All of Us in Our Own Lives

A Novel

By Christine Wiesenthal

by Manjushree Thapa
Free Hand Books
2018/$21.95/300 pp.

Chances are if Westerners today think of Nepal at all, it is likely as a destination for adventure trekking and climbing. Maybe the devastating earthquake of 2015 will come to mind. A few of us may even recall Kathmandu as a hotspot for countercultural dropout generations of Beats and hippies. But these are limited stereotypes. Manjushree Thapa’s new novel, All of Us in Our Own Lives, reaches past vague clichés and offers readers a unique perspective on life in the contemporary Himalayan country. An experienced translator, biographer, essayist and novelist born in Kathmandu and raised in Nepal, Canada and the US, Thapa is ideally suited to the task.
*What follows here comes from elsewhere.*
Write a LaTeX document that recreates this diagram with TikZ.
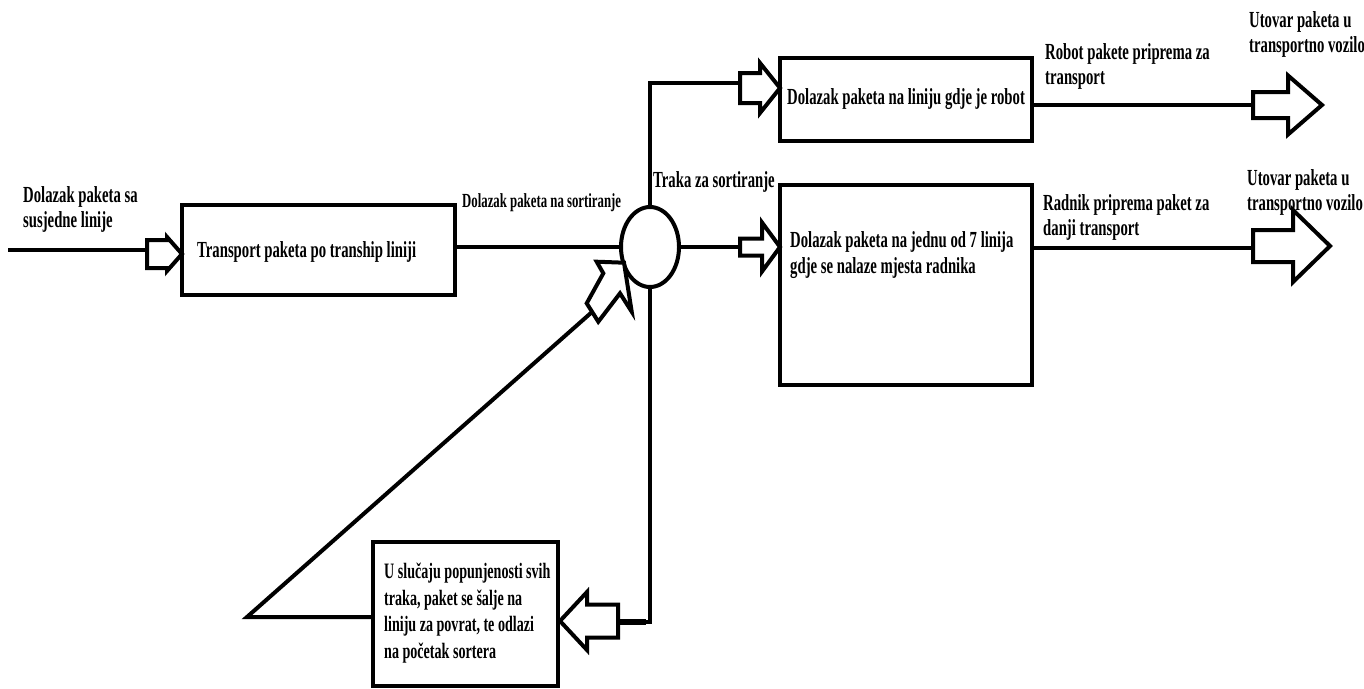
\documentclass[tikz,border=0pt]{standalone}
\usepackage{fontspec}
\setmainfont{Liberation Serif}[FakeStretch=0.64]
\usetikzlibrary{shapes.geometric}
\newcommand\myblockarrow[6]{\draw[barrow] (#1,{#4-#5}) -- (#2,{#4-#5}) -- (#2,{#4-#6}) -- (#3,#4) -- (#2,{#4+#6}) -- (#2,{#4+#5}) -- (#1,{#4+#5}) -- cycle;}
\begin{document}
\begin{tikzpicture}[x=1pt,y=-1pt,line join=miter,
 ln/.style={line width=4pt},
 boxn/.style={draw, line width=4.5pt, rectangle, inner sep=0pt},
 barrow/.style={draw, fill=white, line width=4pt, line join=miter},
 txt/.style={font=\bfseries\fontsize{23}{25}\selectfont, anchor=north west, inner sep=0pt, align=left}]
\useasboundingbox (0,0) rectangle (1364,688);
% boxes
\node[boxn, minimum width=273pt, minimum height=90pt] (b1) at (318.5,250) {};
\node[boxn, minimum width=252pt, minimum height=83pt] (rb) at (906,99.5) {};
\node[boxn, minimum width=252pt, minimum height=200pt] (b2) at (906,285) {};
\node[boxn, minimum width=185pt, minimum height=144pt] (b3) at (465.5,614) {};
\node[draw, ellipse, line width=4pt, minimum width=58pt, minimum height=80pt, inner sep=0pt] (c) at (650,247) {};
% coordinates
\coordinate (in) at (8,250);
\coordinate (a1) at (147,250);
\coordinate (a2) at (740,83);
\coordinate (a3) at (740,247);
\coordinate (a4) at (1253,105);
\coordinate (a5) at (1253,248);
\coordinate (a6) at (618,622);
\coordinate (a6b) at (646,622);
\coordinate (d1) at (247,617);
\coordinate (d2) at (592,312);
% connectors
\draw[ln] (in) -- (a1);
\draw[ln] (b1.east |- c.west) -- (c.west);
\draw[ln] (c.north) |- (a2);
\draw[ln] (c.east) -- (a3);
\draw[ln] (c.south) |- (a6);
\draw[line width=6pt] (a6) -- (a6b);
\draw[ln] (rb.east |- a4) -- (a4);
\draw[ln] (b2.east |- a5) -- (a5);
\draw[ln] (b3.west |- d1) -- (d1) -- (d2);
% block arrows
\myblockarrow{147}{167}{182}{254}{14}{17}
\myblockarrow{740}{760}{780}{88}{15}{25}
\myblockarrow{740}{762}{780}{247}{8.5}{24.5}
\myblockarrow{1253}{1288}{1322}{105}{13}{29.5}
\myblockarrow{1253}{1293}{1330}{246}{16}{36}
\myblockarrow{618}{587}{560}{621}{16.5}{29}
\draw[barrow] (596.7,261.7) -- (624,262.7) -- (631.7,311.7) -- (620,293.3) -- (598.3,321.7) -- (586.7,303.3) -- (603.3,273.3) -- cycle;
% texts
\node[txt] (t1) at (23,186) {Dolazak paketa sa\\susjedne linije};
\node[txt] (t2) at (197,241) {Transport paketa po tranship liniji};
\node[txt, font=\bfseries\fontsize{20}{23}\selectfont] (t3) at (462,193) {Dolazak paketa na sortiranje};
\node[txt] (t4) at (653,171) {Traka za sortiranje};
\node[txt] (t5) at (787,88) {Dolazak paketa na liniju gdje je robot};
\node[txt, font=\bfseries\fontsize{23}{26}\selectfont] (t6) at (790,231) {Dolazak paketa na jednu od 7 linija\\gdje se nalaze mjesta radnika};
\node[txt] (t7) at (1045,43) {Robot pakete priprema za\\transport};
\node[txt] (t8) at (1249,11) {Utovar paketa u\\transportno vozilo};
\node[txt] (t9) at (1043,194) {Radnik priprema paket za\\danji transport};
\node[txt] (t10) at (1247,169) {Utovar paketa u\\transportno vozilo};
\node[txt, font=\bfseries\fontsize{22}{26.5}\selectfont] (t11) at (384,563) {U slučaju popunjenosti svih\\traka, paket se šalje na\\liniju za povrat, te odlazi\\na početak sortera};
\end{tikzpicture}
\end{document}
All of Us in Our Own Lives shrewdly probes the question of “the real Nepal” through the eyes of its main character, the insider-outsider Ava Berriden, a Nepali-born adoptee raised in Canada by wealthy professional parents. The narrative opens with the adult Ava’s decision to flee an underwhelming marriage and corporate law career in Toronto, in exchange for a position with an international aid organization in her birth country. Through Ava, readers are provided with a seldom-seen glimpse into the world of the global humanitarian aid industry. This angle lends Thapa a source of endlessly rich irony—the Kathmandu headquarters of Ava’s office “felt like a fortress, ringed as it was by a high stone wall [and] hermetically sealed, as though to keep Nepal out.” The novel’s exposé of the “aid industry” as filled with briskly oblivious opportunists largely hell-bent on “climbing the next rung of the career ladder after their stint in Nepal,” sharpens its edge. Presumably in the name of verisimilitude, however, Ava’s job also presents the occasion for unfortunate stretches of eye-glazing business jargon and bewildering acronyms. Nor is Thapa ultimately able to envision any alternative to the social inequities her novel records.

But Ava’s conflicted situation—her simultaneous sense of imposture within and allegiance to her Nepali homeland—is compelling, and her gradual insight to the complexities of Nepal (and herself) is well realized. Rounding out Ava’s narrative are the storylines of Indira, Ava’s beleaguered Nepali feminist colleague, and of Sapana, a smart, plucky teenager. In rendering these characters, Thapa largely avoids caricature, though one exception would be Indira’s mother-in-law, who remains locked into Indira’s perception of her as an “old witch.”

In the end, all three narrative strands converge in ways that deftly complicate the novel’s title emphasis on independent lives. And unlike the language of bureaucracy that characterizes Ava’s professional life, Thapa’s descriptive prose of Nepal and Canada can be lyrical. It’s an illuminating and satisfying novel.

—Christine Wiesenthal is a professor at the U of A.